- MATERIAL -
◇ ◇ ◇

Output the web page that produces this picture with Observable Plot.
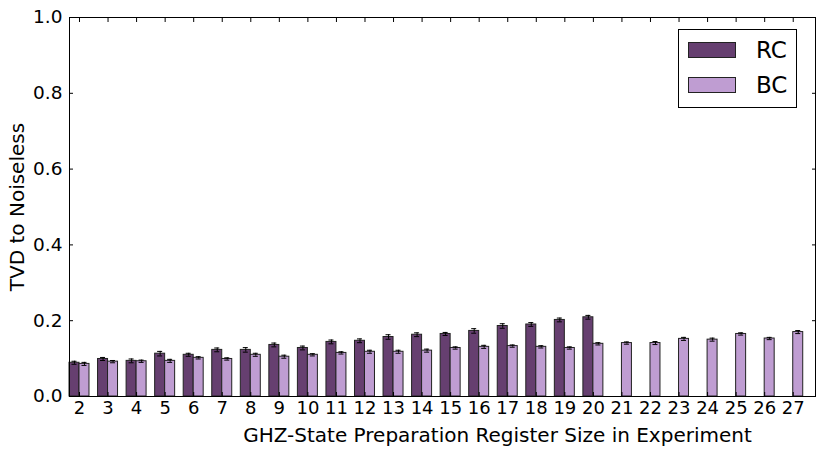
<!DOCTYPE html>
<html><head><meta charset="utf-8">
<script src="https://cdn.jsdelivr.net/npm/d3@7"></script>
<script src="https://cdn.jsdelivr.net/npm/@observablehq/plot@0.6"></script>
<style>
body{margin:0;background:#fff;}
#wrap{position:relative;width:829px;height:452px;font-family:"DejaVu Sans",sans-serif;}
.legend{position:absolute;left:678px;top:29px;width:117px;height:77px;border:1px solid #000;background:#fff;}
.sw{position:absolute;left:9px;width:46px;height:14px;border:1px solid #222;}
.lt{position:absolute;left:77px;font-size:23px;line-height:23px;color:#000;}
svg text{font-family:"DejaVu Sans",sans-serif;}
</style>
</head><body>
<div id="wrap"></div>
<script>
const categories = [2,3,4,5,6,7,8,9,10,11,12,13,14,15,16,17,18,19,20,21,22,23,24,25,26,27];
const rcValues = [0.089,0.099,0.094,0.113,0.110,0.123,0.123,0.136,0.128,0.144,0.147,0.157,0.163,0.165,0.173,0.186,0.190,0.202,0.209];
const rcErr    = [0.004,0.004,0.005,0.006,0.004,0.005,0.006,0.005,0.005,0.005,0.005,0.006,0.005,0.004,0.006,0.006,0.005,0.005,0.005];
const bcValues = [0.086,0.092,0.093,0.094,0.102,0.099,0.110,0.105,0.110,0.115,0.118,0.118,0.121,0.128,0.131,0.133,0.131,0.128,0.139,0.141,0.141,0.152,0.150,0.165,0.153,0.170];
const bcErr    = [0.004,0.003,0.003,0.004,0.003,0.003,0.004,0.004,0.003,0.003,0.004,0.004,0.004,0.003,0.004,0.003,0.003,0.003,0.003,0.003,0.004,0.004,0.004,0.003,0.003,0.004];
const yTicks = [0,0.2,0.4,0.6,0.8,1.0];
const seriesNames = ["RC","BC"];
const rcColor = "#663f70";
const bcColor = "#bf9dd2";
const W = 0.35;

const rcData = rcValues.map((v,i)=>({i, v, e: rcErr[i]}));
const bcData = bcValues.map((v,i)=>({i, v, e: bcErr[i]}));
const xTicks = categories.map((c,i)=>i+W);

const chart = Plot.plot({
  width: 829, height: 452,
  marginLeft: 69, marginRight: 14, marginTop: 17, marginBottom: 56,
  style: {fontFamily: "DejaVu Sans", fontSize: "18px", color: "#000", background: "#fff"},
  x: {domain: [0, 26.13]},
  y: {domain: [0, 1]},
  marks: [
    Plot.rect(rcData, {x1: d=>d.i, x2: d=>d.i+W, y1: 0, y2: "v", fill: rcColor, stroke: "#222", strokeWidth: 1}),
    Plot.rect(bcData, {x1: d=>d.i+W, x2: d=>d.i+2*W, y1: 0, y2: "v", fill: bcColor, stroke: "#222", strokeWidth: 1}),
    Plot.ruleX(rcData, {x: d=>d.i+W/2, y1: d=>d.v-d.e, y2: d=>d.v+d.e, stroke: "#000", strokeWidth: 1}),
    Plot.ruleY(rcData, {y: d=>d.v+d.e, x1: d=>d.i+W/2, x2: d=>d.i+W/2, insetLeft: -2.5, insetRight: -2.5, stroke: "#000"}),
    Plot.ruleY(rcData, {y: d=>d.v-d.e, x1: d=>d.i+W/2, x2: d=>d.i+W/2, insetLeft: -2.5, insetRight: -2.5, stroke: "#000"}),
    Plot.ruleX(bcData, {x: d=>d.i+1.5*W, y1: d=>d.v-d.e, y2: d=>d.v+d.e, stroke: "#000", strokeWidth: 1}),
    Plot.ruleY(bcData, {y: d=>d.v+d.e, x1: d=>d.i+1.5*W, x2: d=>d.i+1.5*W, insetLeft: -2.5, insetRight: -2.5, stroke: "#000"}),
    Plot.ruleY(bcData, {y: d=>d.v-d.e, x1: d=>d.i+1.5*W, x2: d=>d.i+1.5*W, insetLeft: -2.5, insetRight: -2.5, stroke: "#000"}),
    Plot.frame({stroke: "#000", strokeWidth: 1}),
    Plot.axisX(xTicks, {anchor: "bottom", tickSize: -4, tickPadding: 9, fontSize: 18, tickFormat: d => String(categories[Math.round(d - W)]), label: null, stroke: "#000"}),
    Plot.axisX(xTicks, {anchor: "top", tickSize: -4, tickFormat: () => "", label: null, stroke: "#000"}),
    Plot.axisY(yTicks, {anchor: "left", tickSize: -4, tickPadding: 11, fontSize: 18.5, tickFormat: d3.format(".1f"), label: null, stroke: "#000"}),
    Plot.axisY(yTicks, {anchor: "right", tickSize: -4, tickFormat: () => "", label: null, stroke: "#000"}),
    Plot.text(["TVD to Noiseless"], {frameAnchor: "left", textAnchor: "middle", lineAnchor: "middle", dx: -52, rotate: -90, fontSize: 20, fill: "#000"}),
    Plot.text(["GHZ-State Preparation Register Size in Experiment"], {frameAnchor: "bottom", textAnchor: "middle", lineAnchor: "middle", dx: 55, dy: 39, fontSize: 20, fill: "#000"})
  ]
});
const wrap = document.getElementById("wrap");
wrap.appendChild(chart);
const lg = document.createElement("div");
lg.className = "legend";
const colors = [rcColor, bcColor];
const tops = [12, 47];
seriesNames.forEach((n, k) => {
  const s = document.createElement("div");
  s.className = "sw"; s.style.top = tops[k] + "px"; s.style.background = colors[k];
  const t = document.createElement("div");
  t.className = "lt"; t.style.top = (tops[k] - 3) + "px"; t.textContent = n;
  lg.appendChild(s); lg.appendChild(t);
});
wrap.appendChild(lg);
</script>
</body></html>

◇ ◇ ◇

Write out each line of the data exactly; the images should be left out.

Output the web page that produces this picture with Observable Plot.
<!DOCTYPE html>
<html><head><meta charset="utf-8">
<script src="https://cdn.jsdelivr.net/npm/d3@7"></script>
<script src="https://cdn.jsdelivr.net/npm/@observablehq/plot@0.6"></script>
<style>
body{margin:0;background:#fff;}
#wrap{position:relative;width:829px;height:452px;font-family:"DejaVu Sans",sans-serif;}
.legend{position:absolute;left:678px;top:29px;width:117px;height:77px;border:1px solid #000;background:#fff;}
.sw{position:absolute;left:9px;width:46px;height:14px;border:1px solid #222;}
.lt{position:absolute;left:77px;font-size:23px;line-height:23px;color:#000;}
svg text{font-family:"DejaVu Sans",sans-serif;}
</style>
</head><body>
<div id="wrap"></div>
<script>
const categories = [2,3,4,5,6,7,8,9,10,11,12,13,14,15,16,17,18,19,20,21,22,23,24,25,26,27];
const rcValues = [0.089,0.099,0.094,0.113,0.110,0.123,0.123,0.136,0.128,0.144,0.147,0.157,0.163,0.165,0.173,0.186,0.190,0.202,0.209];
const rcErr    = [0.004,0.004,0.005,0.006,0.004,0.005,0.006,0.005,0.005,0.005,0.005,0.006,0.005,0.004,0.006,0.006,0.005,0.005,0.005];
const bcValues = [0.086,0.092,0.093,0.094,0.102,0.099,0.110,0.105,0.110,0.115,0.118,0.118,0.121,0.128,0.131,0.133,0.131,0.128,0.139,0.141,0.141,0.152,0.150,0.165,0.153,0.170];
const bcErr    = [0.004,0.003,0.003,0.004,0.003,0.003,0.004,0.004,0.003,0.003,0.004,0.004,0.004,0.003,0.004,0.003,0.003,0.003,0.003,0.003,0.004,0.004,0.004,0.003,0.003,0.004];
const yTicks = [0,0.2,0.4,0.6,0.8,1.0];
const seriesNames = ["RC","BC"];
const rcColor = "#663f70";
const bcColor = "#bf9dd2";
const W = 0.35;

const rcData = rcValues.map((v,i)=>({i, v, e: rcErr[i]}));
const bcData = bcValues.map((v,i)=>({i, v, e: bcErr[i]}));
const xTicks = categories.map((c,i)=>i+W);

const chart = Plot.plot({
  width: 829, height: 452,
  marginLeft: 69, marginRight: 14, marginTop: 17, marginBottom: 56,
  style: {fontFamily: "DejaVu Sans", fontSize: "18px", color: "#000", background: "#fff"},
  x: {domain: [0, 26.13]},
  y: {domain: [0, 1]},
  marks: [
    Plot.rect(rcData, {x1: d=>d.i, x2: d=>d.i+W, y1: 0, y2: "v", fill: rcColor, stroke: "#222", strokeWidth: 1}),
    Plot.rect(bcData, {x1: d=>d.i+W, x2: d=>d.i+2*W, y1: 0, y2: "v", fill: bcColor, stroke: "#222", strokeWidth: 1}),
    Plot.ruleX(rcData, {x: d=>d.i+W/2, y1: d=>d.v-d.e, y2: d=>d.v+d.e, stroke: "#000", strokeWidth: 1}),
    Plot.ruleY(rcData, {y: d=>d.v+d.e, x1: d=>d.i+W/2, x2: d=>d.i+W/2, insetLeft: -2.5, insetRight: -2.5, stroke: "#000"}),
    Plot.ruleY(rcData, {y: d=>d.v-d.e, x1: d=>d.i+W/2, x2: d=>d.i+W/2, insetLeft: -2.5, insetRight: -2.5, stroke: "#000"}),
    Plot.ruleX(bcData, {x: d=>d.i+1.5*W, y1: d=>d.v-d.e, y2: d=>d.v+d.e, stroke: "#000", strokeWidth: 1}),
    Plot.ruleY(bcData, {y: d=>d.v+d.e, x1: d=>d.i+1.5*W, x2: d=>d.i+1.5*W, insetLeft: -2.5, insetRight: -2.5, stroke: "#000"}),
    Plot.ruleY(bcData, {y: d=>d.v-d.e, x1: d=>d.i+1.5*W, x2: d=>d.i+1.5*W, insetLeft: -2.5, insetRight: -2.5, stroke: "#000"}),
    Plot.frame({stroke: "#000", strokeWidth: 1}),
    Plot.axisX(xTicks, {anchor: "bottom", tickSize: -4, tickPadding: 9, fontSize: 18, tickFormat: d => String(categories[Math.round(d - W)]), label: null, stroke: "#000"}),
    Plot.axisX(xTicks, {anchor: "top", tickSize: -4, tickFormat: () => "", label: null, stroke: "#000"}),
    Plot.axisY(yTicks, {anchor: "left", tickSize: -4, tickPadding: 11, fontSize: 18.5, tickFormat: d3.format(".1f"), label: null, stroke: "#000"}),
    Plot.axisY(yTicks, {anchor: "right", tickSize: -4, tickFormat: () => "", label: null, stroke: "#000"}),
    Plot.text(["TVD to Noiseless"], {frameAnchor: "left", textAnchor: "middle", lineAnchor: "middle", dx: -52, rotate: -90, fontSize: 20, fill: "#000"}),
    Plot.text(["GHZ-State Preparation Register Size in Experiment"], {frameAnchor: "bottom", textAnchor: "middle", lineAnchor: "middle", dx: 55, dy: 39, fontSize: 20, fill: "#000"})
  ]
});
const wrap = document.getElementById("wrap");
wrap.appendChild(chart);
const lg = document.createElement("div");
lg.className = "legend";
const colors = [rcColor, bcColor];
const tops = [12, 47];
seriesNames.forEach((n, k) => {
  const s = document.createElement("div");
  s.className = "sw"; s.style.top = tops[k] + "px"; s.style.background = colors[k];
  const t = document.createElement("div");
  t.className = "lt"; t.style.top = (tops[k] - 3) + "px"; t.textContent = n;
  lg.appendChild(s); lg.appendChild(t);
});
wrap.appendChild(lg);
</script>
</body></html>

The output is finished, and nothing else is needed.